▶ _WORK INSTRUCTIONS_
All of the material below is to be restated word for word, apart from the pictures.

======== SUPPLIED DATA

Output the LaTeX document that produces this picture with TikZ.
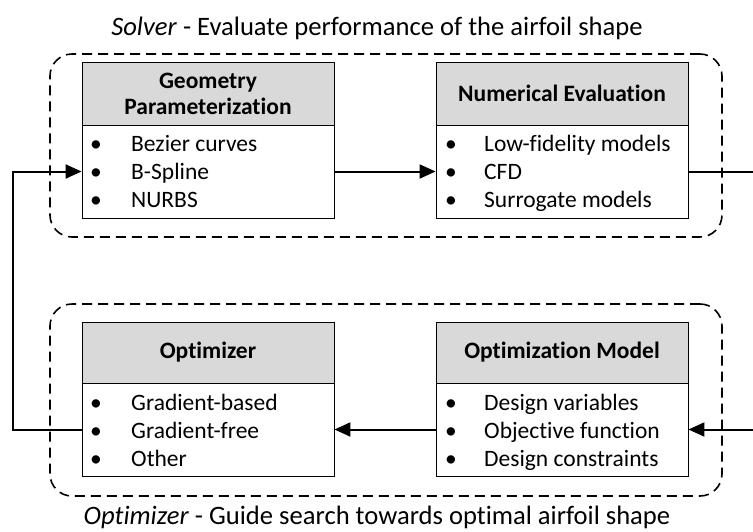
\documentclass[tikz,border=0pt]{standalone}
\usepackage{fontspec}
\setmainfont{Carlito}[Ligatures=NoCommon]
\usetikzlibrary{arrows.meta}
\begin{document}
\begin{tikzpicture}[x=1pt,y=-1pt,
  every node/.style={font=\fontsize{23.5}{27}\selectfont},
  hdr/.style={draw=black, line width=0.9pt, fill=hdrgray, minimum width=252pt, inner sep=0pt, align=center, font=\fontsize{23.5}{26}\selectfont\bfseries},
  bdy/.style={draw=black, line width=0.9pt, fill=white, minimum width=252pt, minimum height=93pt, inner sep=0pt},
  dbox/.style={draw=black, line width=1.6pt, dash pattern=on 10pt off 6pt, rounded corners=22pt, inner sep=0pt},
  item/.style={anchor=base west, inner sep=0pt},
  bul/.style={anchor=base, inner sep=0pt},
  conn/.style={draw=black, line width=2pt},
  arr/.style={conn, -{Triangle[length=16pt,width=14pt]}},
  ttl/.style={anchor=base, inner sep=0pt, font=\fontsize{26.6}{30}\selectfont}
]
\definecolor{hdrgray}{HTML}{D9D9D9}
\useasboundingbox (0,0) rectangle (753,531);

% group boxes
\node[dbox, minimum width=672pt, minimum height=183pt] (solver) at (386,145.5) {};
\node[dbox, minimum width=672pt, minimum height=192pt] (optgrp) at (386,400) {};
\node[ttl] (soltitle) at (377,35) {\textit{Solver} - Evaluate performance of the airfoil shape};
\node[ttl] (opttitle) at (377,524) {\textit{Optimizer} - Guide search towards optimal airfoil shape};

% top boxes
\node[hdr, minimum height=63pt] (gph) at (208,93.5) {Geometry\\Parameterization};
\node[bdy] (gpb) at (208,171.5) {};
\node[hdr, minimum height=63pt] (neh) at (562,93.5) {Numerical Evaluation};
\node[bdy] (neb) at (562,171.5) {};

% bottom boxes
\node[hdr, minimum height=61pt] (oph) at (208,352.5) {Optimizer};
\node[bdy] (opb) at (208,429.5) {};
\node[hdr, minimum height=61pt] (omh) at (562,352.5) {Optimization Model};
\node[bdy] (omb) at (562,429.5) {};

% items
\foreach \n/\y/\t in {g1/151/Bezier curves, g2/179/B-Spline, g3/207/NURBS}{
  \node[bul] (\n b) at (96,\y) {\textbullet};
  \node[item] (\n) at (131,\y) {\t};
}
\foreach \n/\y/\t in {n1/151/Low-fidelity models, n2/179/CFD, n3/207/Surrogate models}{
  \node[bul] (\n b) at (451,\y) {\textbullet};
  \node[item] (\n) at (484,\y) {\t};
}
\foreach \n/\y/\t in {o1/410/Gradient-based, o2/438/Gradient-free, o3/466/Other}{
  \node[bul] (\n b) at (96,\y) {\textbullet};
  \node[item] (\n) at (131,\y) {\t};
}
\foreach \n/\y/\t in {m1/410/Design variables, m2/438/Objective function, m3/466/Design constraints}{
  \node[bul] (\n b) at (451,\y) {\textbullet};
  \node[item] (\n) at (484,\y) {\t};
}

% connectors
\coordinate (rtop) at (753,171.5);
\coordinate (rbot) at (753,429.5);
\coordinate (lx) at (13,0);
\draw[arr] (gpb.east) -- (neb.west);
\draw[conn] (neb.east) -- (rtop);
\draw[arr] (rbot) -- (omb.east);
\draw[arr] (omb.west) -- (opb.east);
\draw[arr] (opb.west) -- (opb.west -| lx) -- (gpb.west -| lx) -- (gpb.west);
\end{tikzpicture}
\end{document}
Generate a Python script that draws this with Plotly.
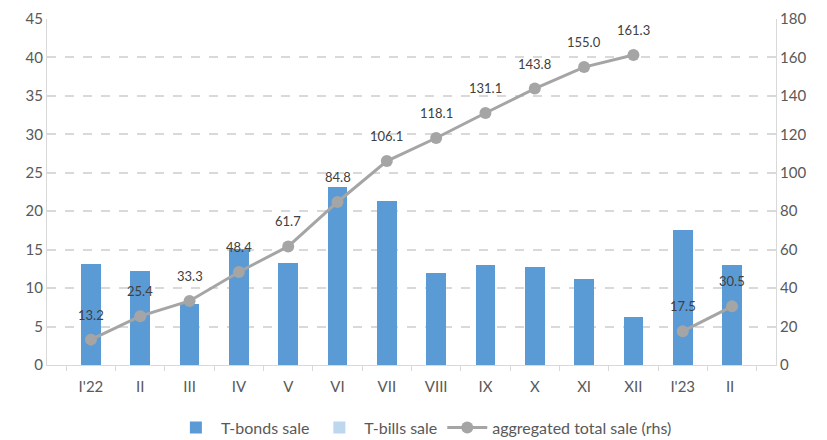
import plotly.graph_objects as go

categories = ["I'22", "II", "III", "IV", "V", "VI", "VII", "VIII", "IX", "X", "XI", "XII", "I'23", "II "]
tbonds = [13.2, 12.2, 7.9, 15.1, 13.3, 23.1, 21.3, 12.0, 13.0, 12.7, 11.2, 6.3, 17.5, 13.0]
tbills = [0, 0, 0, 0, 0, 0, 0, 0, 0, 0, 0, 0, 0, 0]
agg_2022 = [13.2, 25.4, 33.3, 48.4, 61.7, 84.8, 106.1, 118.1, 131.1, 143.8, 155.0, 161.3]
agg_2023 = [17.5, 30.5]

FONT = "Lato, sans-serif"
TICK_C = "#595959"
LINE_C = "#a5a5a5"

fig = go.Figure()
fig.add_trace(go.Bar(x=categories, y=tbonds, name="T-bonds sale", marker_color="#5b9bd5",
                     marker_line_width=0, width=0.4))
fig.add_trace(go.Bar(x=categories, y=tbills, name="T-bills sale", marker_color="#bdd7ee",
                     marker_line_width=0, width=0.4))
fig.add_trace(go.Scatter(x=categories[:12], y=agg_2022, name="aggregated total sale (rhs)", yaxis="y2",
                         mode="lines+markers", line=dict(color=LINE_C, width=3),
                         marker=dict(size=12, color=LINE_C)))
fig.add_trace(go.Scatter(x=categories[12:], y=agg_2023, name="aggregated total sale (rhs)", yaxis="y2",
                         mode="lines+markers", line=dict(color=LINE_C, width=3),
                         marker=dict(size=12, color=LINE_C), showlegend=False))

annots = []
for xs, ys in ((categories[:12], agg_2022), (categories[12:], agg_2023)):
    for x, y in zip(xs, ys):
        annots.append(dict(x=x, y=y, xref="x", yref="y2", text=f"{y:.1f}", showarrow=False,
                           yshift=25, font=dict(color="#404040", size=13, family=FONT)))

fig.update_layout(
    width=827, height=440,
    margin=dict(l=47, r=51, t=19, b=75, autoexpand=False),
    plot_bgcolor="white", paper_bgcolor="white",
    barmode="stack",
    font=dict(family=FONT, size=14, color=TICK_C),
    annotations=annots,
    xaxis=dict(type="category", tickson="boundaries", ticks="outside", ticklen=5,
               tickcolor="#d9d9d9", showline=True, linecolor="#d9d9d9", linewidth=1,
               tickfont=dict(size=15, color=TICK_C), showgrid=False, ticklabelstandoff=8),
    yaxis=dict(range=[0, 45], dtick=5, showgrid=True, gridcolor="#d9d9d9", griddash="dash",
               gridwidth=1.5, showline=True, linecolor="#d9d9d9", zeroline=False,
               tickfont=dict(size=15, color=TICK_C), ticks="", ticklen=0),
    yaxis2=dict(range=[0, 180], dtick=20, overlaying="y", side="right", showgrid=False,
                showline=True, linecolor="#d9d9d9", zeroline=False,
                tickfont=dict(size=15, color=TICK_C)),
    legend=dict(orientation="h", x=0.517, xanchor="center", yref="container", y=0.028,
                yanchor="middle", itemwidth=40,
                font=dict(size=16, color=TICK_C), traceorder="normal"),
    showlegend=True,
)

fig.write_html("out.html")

================

▶ _OUTPUT FOR THIS TASK_
Output the LaTeX document that produces this picture with TikZ.
\documentclass[tikz,border=0pt]{standalone}
\usepackage{fontspec}
\setmainfont{Carlito}[Ligatures=NoCommon]
\usetikzlibrary{arrows.meta}
\begin{document}
\begin{tikzpicture}[x=1pt,y=-1pt,
  every node/.style={font=\fontsize{23.5}{27}\selectfont},
  hdr/.style={draw=black, line width=0.9pt, fill=hdrgray, minimum width=252pt, inner sep=0pt, align=center, font=\fontsize{23.5}{26}\selectfont\bfseries},
  bdy/.style={draw=black, line width=0.9pt, fill=white, minimum width=252pt, minimum height=93pt, inner sep=0pt},
  dbox/.style={draw=black, line width=1.6pt, dash pattern=on 10pt off 6pt, rounded corners=22pt, inner sep=0pt},
  item/.style={anchor=base west, inner sep=0pt},
  bul/.style={anchor=base, inner sep=0pt},
  conn/.style={draw=black, line width=2pt},
  arr/.style={conn, -{Triangle[length=16pt,width=14pt]}},
  ttl/.style={anchor=base, inner sep=0pt, font=\fontsize{26.6}{30}\selectfont}
]
\definecolor{hdrgray}{HTML}{D9D9D9}
\useasboundingbox (0,0) rectangle (753,531);

% group boxes
\node[dbox, minimum width=672pt, minimum height=183pt] (solver) at (386,145.5) {};
\node[dbox, minimum width=672pt, minimum height=192pt] (optgrp) at (386,400) {};
\node[ttl] (soltitle) at (377,35) {\textit{Solver} - Evaluate performance of the airfoil shape};
\node[ttl] (opttitle) at (377,524) {\textit{Optimizer} - Guide search towards optimal airfoil shape};

% top boxes
\node[hdr, minimum height=63pt] (gph) at (208,93.5) {Geometry\\Parameterization};
\node[bdy] (gpb) at (208,171.5) {};
\node[hdr, minimum height=63pt] (neh) at (562,93.5) {Numerical Evaluation};
\node[bdy] (neb) at (562,171.5) {};

% bottom boxes
\node[hdr, minimum height=61pt] (oph) at (208,352.5) {Optimizer};
\node[bdy] (opb) at (208,429.5) {};
\node[hdr, minimum height=61pt] (omh) at (562,352.5) {Optimization Model};
\node[bdy] (omb) at (562,429.5) {};

% items
\foreach \n/\y/\t in {g1/151/Bezier curves, g2/179/B-Spline, g3/207/NURBS}{
  \node[bul] (\n b) at (96,\y) {\textbullet};
  \node[item] (\n) at (131,\y) {\t};
}
\foreach \n/\y/\t in {n1/151/Low-fidelity models, n2/179/CFD, n3/207/Surrogate models}{
  \node[bul] (\n b) at (451,\y) {\textbullet};
  \node[item] (\n) at (484,\y) {\t};
}
\foreach \n/\y/\t in {o1/410/Gradient-based, o2/438/Gradient-free, o3/466/Other}{
  \node[bul] (\n b) at (96,\y) {\textbullet};
  \node[item] (\n) at (131,\y) {\t};
}
\foreach \n/\y/\t in {m1/410/Design variables, m2/438/Objective function, m3/466/Design constraints}{
  \node[bul] (\n b) at (451,\y) {\textbullet};
  \node[item] (\n) at (484,\y) {\t};
}

% connectors
\coordinate (rtop) at (753,171.5);
\coordinate (rbot) at (753,429.5);
\coordinate (lx) at (13,0);
\draw[arr] (gpb.east) -- (neb.west);
\draw[conn] (neb.east) -- (rtop);
\draw[arr] (rbot) -- (omb.east);
\draw[arr] (omb.west) -- (opb.east);
\draw[arr] (opb.west) -- (opb.west -| lx) -- (gpb.west -| lx) -- (gpb.west);
\end{tikzpicture}
\end{document}
Generate a Python script that draws this with Plotly.
import plotly.graph_objects as go

categories = ["I'22", "II", "III", "IV", "V", "VI", "VII", "VIII", "IX", "X", "XI", "XII", "I'23", "II "]
tbonds = [13.2, 12.2, 7.9, 15.1, 13.3, 23.1, 21.3, 12.0, 13.0, 12.7, 11.2, 6.3, 17.5, 13.0]
tbills = [0, 0, 0, 0, 0, 0, 0, 0, 0, 0, 0, 0, 0, 0]
agg_2022 = [13.2, 25.4, 33.3, 48.4, 61.7, 84.8, 106.1, 118.1, 131.1, 143.8, 155.0, 161.3]
agg_2023 = [17.5, 30.5]

FONT = "Lato, sans-serif"
TICK_C = "#595959"
LINE_C = "#a5a5a5"

fig = go.Figure()
fig.add_trace(go.Bar(x=categories, y=tbonds, name="T-bonds sale", marker_color="#5b9bd5",
                     marker_line_width=0, width=0.4))
fig.add_trace(go.Bar(x=categories, y=tbills, name="T-bills sale", marker_color="#bdd7ee",
                     marker_line_width=0, width=0.4))
fig.add_trace(go.Scatter(x=categories[:12], y=agg_2022, name="aggregated total sale (rhs)", yaxis="y2",
                         mode="lines+markers", line=dict(color=LINE_C, width=3),
                         marker=dict(size=12, color=LINE_C)))
fig.add_trace(go.Scatter(x=categories[12:], y=agg_2023, name="aggregated total sale (rhs)", yaxis="y2",
                         mode="lines+markers", line=dict(color=LINE_C, width=3),
                         marker=dict(size=12, color=LINE_C), showlegend=False))

annots = []
for xs, ys in ((categories[:12], agg_2022), (categories[12:], agg_2023)):
    for x, y in zip(xs, ys):
        annots.append(dict(x=x, y=y, xref="x", yref="y2", text=f"{y:.1f}", showarrow=False,
                           yshift=25, font=dict(color="#404040", size=13, family=FONT)))

fig.update_layout(
    width=827, height=440,
    margin=dict(l=47, r=51, t=19, b=75, autoexpand=False),
    plot_bgcolor="white", paper_bgcolor="white",
    barmode="stack",
    font=dict(family=FONT, size=14, color=TICK_C),
    annotations=annots,
    xaxis=dict(type="category", tickson="boundaries", ticks="outside", ticklen=5,
               tickcolor="#d9d9d9", showline=True, linecolor="#d9d9d9", linewidth=1,
               tickfont=dict(size=15, color=TICK_C), showgrid=False, ticklabelstandoff=8),
    yaxis=dict(range=[0, 45], dtick=5, showgrid=True, gridcolor="#d9d9d9", griddash="dash",
               gridwidth=1.5, showline=True, linecolor="#d9d9d9", zeroline=False,
               tickfont=dict(size=15, color=TICK_C), ticks="", ticklen=0),
    yaxis2=dict(range=[0, 180], dtick=20, overlaying="y", side="right", showgrid=False,
                showline=True, linecolor="#d9d9d9", zeroline=False,
                tickfont=dict(size=15, color=TICK_C)),
    legend=dict(orientation="h", x=0.517, xanchor="center", yref="container", y=0.028,
                yanchor="middle", itemwidth=40,
                font=dict(size=16, color=TICK_C), traceorder="normal"),
    showlegend=True,
)

fig.write_html("out.html")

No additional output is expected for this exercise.